Farisha: “Jadi Nabi Muhammad aja yang ga boleh ya Ma?”
Mama: “Iya, karena Nabi Muhammad itu spesial, dia Nabi terakhir. Semua orang alim sepakat bahwa haram (tidak boleh) menggambar Nabi Muhammad. Mama yakin Farisha tidak butuh gambar nyata untuk membayangkan Nabi Muhammad. Cukup wujud Nabi Muhammad hanya ada pada imajinasi Farisha dan pada hati Farisha”
Farisha kemudian ber “Ooo” ringan. Berpikir sejenak kemudian memutuskan untuk diam.
Aku menghela nafas lega. Memang pertanyaan ini sangat kontroversi sekali. Kemudian hatiku tergelitik untuk membatin lagi.
Tapi bagaimana dia bisa benar-benar meneladani nabinya tanpa membayangkan seperti apa sebenarnya wujudnya?
Lalu aku tersenyum seraya menatap buku Nabi Muhammad. Ya, Dengan Bercerita.
Aku kemudian melayang pada beberapa buku kenangan yang pernah kubaca dulu. Buku tanpa gambar. Aku kemudian melayang pada masa kecilku. Teman imajinasi.
Sungguh berimajinasi dan membayangkan cerita dipikiran kita itu lebih menyenangkan dibanding menonton film dan menyaksikan gambar mentah sekalipun.
Karena itu aku yakin. Tulisan indah berhuruf Hijaiyah bertuliskan Muhammad sudah sangat mewakili untuk awal pelajaran Imajinasi Farisha.
Mama hanya dapat berdoa semoga dengan bercerita Farisha dapat meneladani sifat Nabi Muhammad walau tidak ada wujud gambar seperti pada buku cerita yang biasa dia baca.

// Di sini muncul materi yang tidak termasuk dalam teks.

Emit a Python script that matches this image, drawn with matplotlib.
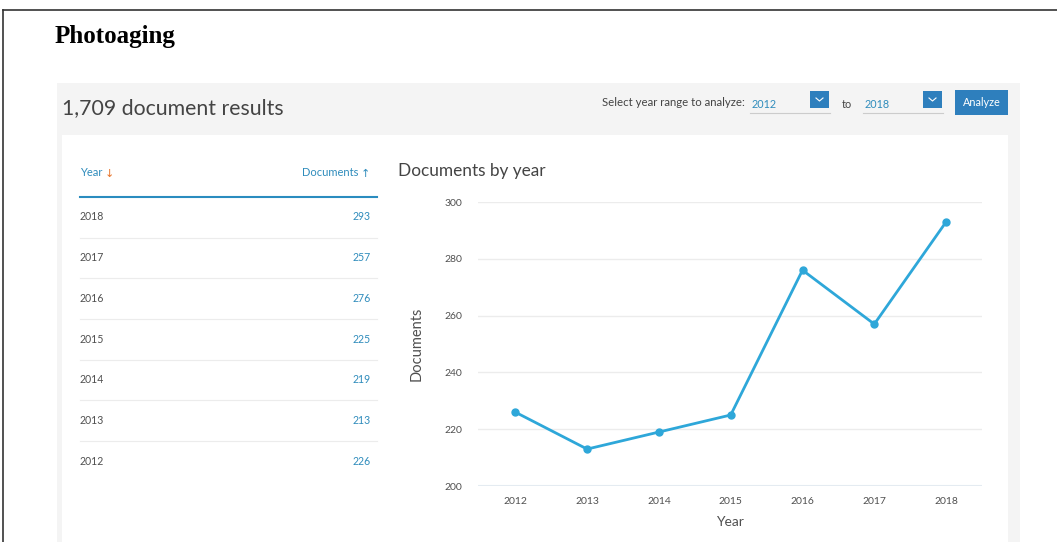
import matplotlib
matplotlib.use('Agg')
import matplotlib.pyplot as plt
from matplotlib.patches import Rectangle

# Documents per year for the "Photoaging" search
years = [2012, 2013, 2014, 2015, 2016, 2017, 2018]
documents = [226, 213, 219, 225, 276, 257, 293]
y_ticks = [200, 220, 240, 260, 280, 300]
total_label = '1,709 document results'
range_from = '2012'
range_to = '2018'

W, H = 1057, 542
BLUE = '#2ea7d9'
LINK = '#2f8cbc'
TEXT = '#505050'
FONT = 'Lato'

fig = plt.figure(figsize=(W / 100, H / 100), dpi=100)
fig.patch.set_facecolor('white')

# page chrome drawn in pixel coordinates
bg = fig.add_axes([0, 0, 1, 1])
bg.set_xlim(0, W)
bg.set_ylim(H, 0)
bg.axis('off')

bg.plot([3, W], [10, 10], color='#333333', lw=1.2)
bg.plot([3, 3], [10, H], color='#333333', lw=1.2)
bg.text(55, 36, 'Photoaging', family='Liberation Serif', weight='bold',
        fontsize=18, va='center', color='black')

bg.add_patch(Rectangle((57, 83), 963, H - 83, color='#f4f4f4', lw=0))
bg.add_patch(Rectangle((62, 135), 946, H - 135, color='white', lw=0))

bg.text(62, 108, total_label, family=FONT, fontsize=15.3, va='center', color='#444444')

# year range selector
bg.text(602, 103, 'Select year range to analyze:', family=FONT, fontsize=8.2,
        va='center', color='#444444')
for x0, label in [(750, range_from), (863, range_to)]:
    bg.text(x0 + 2, 104, label, family=FONT, fontsize=7.8, va='center', color=LINK)
    bg.plot([x0, x0 + 80], [113, 113], color='#cccccc', lw=0.8)
    bg.add_patch(Rectangle((x0 + 60, 91), 19, 17, color='#2e7fbd', lw=0))
    bg.plot([x0 + 66, x0 + 69.5, x0 + 73], [98, 101, 98], color='white', lw=0.8)
bg.text(842, 104, 'to', family=FONT, fontsize=7.8, va='center', color='#444444')
bg.add_patch(Rectangle((955, 90), 53, 25, color='#2e7fbd', lw=0))
bg.text(981.5, 102.5, 'Analyze', family=FONT, fontsize=7.8, va='center',
        ha='center', color='white')

# table of documents per year
bg.text(80, 173, 'Year', family=FONT, fontsize=8, va='center', color=LINK)
bg.text(105, 174, '↓', family='DejaVu Sans', fontsize=8, va='center', color='#e8742a')
bg.text(358, 173, 'Documents', family=FONT, fontsize=8, va='center', ha='right', color=LINK)
bg.text(361, 174, '↑', family='DejaVu Sans', fontsize=8, va='center', color=LINK)
bg.plot([80, 377], [196.5, 196.5], color='#2a8cbf', lw=1.5)

row_step = 40.7
for i, (yr, n) in enumerate(zip(years[::-1], documents[::-1])):
    yc = 217 + i * row_step
    bg.text(80, yc, str(yr), family=FONT, fontsize=7.6, va='center', color=TEXT)
    bg.text(371, yc, str(n), family=FONT, fontsize=7.6, va='center', ha='right', color=LINK)
    if i < len(years) - 1:
        bg.plot([80, 377], [yc + 20.5, yc + 20.5], color='#ececec', lw=0.8)

bg.text(398, 171, 'Documents by year', family=FONT, fontsize=12.4, va='center', color='#444444')

# line chart
left, right, top, bottom = 478, 982, 202, 486
ax = fig.add_axes([left / W, 1 - bottom / H, (right - left) / W, (bottom - top) / H])
ax.set_facecolor('none')
ax.plot(years, documents, color=BLUE, lw=2, marker='o', markersize=5, zorder=3)
ax.set_xlim(2011.48, 2018.5)
ax.set_ylim(200, 300)
ax.set_yticks(y_ticks)
ax.set_xticks(years)
ax.grid(axis='y', color='#ececec', lw=1)
for s in ax.spines.values():
    s.set_visible(False)
ax.axhline(200, color='#e3ebf3', lw=1.5, zorder=1)
ax.tick_params(length=0, labelsize=7.5, labelcolor=TEXT, pad=11)
ax.tick_params(axis='x', pad=8)
for lab in ax.get_xticklabels() + ax.get_yticklabels():
    lab.set_family(FONT)
ax.set_xlabel('Year', family=FONT, fontsize=10, color=TEXT, labelpad=7)
ax.set_ylabel('Documents', family=FONT, fontsize=10.5, color=TEXT, labelpad=15)

fig.savefig('out.png', dpi=100)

Disclaimer: Tulisan ini ditulis oleh seorang Ibu yang berlatar belakang pendidikan agama yang terbatas. Segala jawaban atas pertanyaan anak diatas hanyalah sekedar pengetahuan umum dari Ibu yang ditulis hanya agar dapat dipahami oleh ‘anak kecil’. Diharap tulisan ini tidak menimbulkan salah paham dalam perbedaan mahzab.